Back to methodology

The Citation Linking System

How the assistant produces clickable citations that link directly to the original PDFs hosted on justice.gov, and why that matters for verification.

A research assistant that cannot be checked is, in practice, a confident-sounding rumor. The citation system on this site exists to make every answer verifiable: each EFTA identifier in an assistant response links to the original document at its source. This page explains how the linking works and what to expect when you click through.

The EFTA identifier

Every document in the corpus carries a unique identifier of the form EFTA followed by eight digits — for example, EFTA00009654. This identifier is assigned by the U.S. Department of Justice at the time of public release and is used as the canonical reference for the document across the dataset, internal indexes, and the public-facing tool.

The identifier is preserved exactly as published: no renaming, no normalization beyond zero padding to eight digits. If you encounter an EFTA identifier in another source — for example, in a journalist’s article or a court filing — it should match the same document on this site.
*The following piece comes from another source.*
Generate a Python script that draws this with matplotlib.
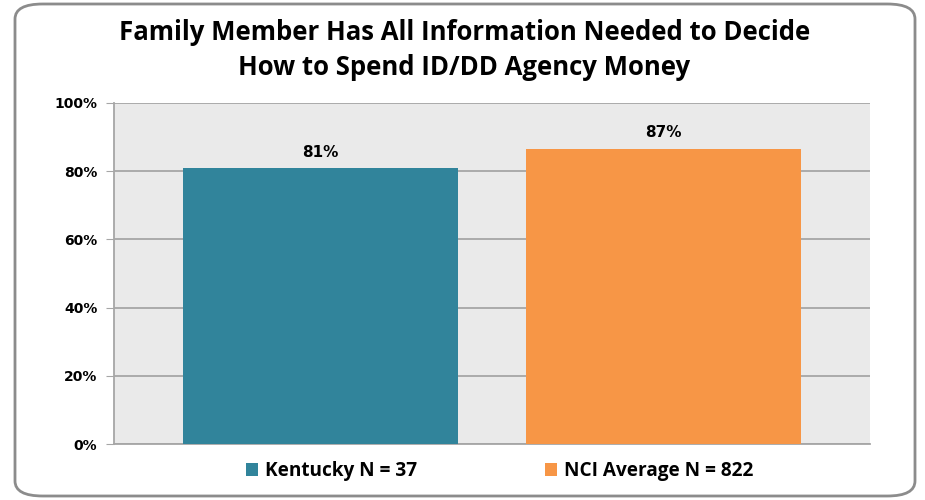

How citations are produced

When the language model generates an answer, it is instructed to mark each factual attribution with the EFTA identifier of the supporting chunk in square brackets — for example, [EFTA00009654]. The model can cite a single document or several: [EFTA00009654, EFTA00012345].

After generation, a small post-processing step on the backend takes the raw text and:

  1. Locates each EFTA identifier mention.
  2. Looks up the document’s metadata, which includes its online_url field.
  3. Replaces the bare identifier with a Markdown link of the form [EFTA00009654](https://justice.gov/...).
  4. Returns the linked Markdown to the frontend, which renders it with a target attribute that opens the link in a new tab.

The system is intentionally tolerant: it handles citations inside brackets, comma-separated lists of citations, and bare mentions of an identifier in the body of the answer. All of these become clickable links pointing at the original PDF.

What you see when you click

When you click a citation, your browser navigates to the URL on justice.gov (or, in some cases, another government repository) where the original document is hosted. For most documents, this is the official DOJ public-records page. You may see:

  • A landing page with an age-verification or terms-of-use prompt; click through to reach the document.
  • A direct link to the PDF, which your browser will display or download depending on its settings.
  • In some cases, a redirect to a different government site that re-hosts the document.

The system does not host the documents itself. Citations always lead to the canonical government source.

What if a document has no online URL?

Some documents in the corpus were public-record releases that have an EFTA identifier but no current online URL. In those cases, the citation appears as plain text, without a hyperlink. This is rare but possible, and it is handled deliberately: the system would rather show you the identifier than fabricate a URL.

You may notice that the assistant cites documents by identifier rather than by long verbatim quotation. This is intentional, and serves several purposes:

  • Honesty about scope. A citation should point you to a complete source, not a curated excerpt that frames the source in a particular way.
  • Document length. Many of the source documents are court filings of dozens or hundreds of pages. A short answer cannot meaningfully quote them, but a citation lets you read the full context.
  • Avoiding manipulation. If the assistant only quoted snippets, it would be easy to inadvertently emphasize one side of an issue. A citation system pushes the reader to engage with the underlying source.

Verifying an answer in practice

We recommend the following workflow when you want to verify an assistant claim:

  1. Identify the specific sentence or claim you want to check.
  2. Note the EFTA identifier(s) cited at or near that sentence.
  3. Click the link to open the original PDF.
  4. Use your browser’s text-search to locate the relevant passage in the document.
  5. Compare the assistant’s summary against the original wording.

This process is straightforward and reliable. If you find a discrepancy between an assistant answer and a cited document, the cited document is authoritative — the assistant may have summarized too aggressively, or retrieval may have surfaced an imperfect match. In either case, the source is the truth, and the source is one click away.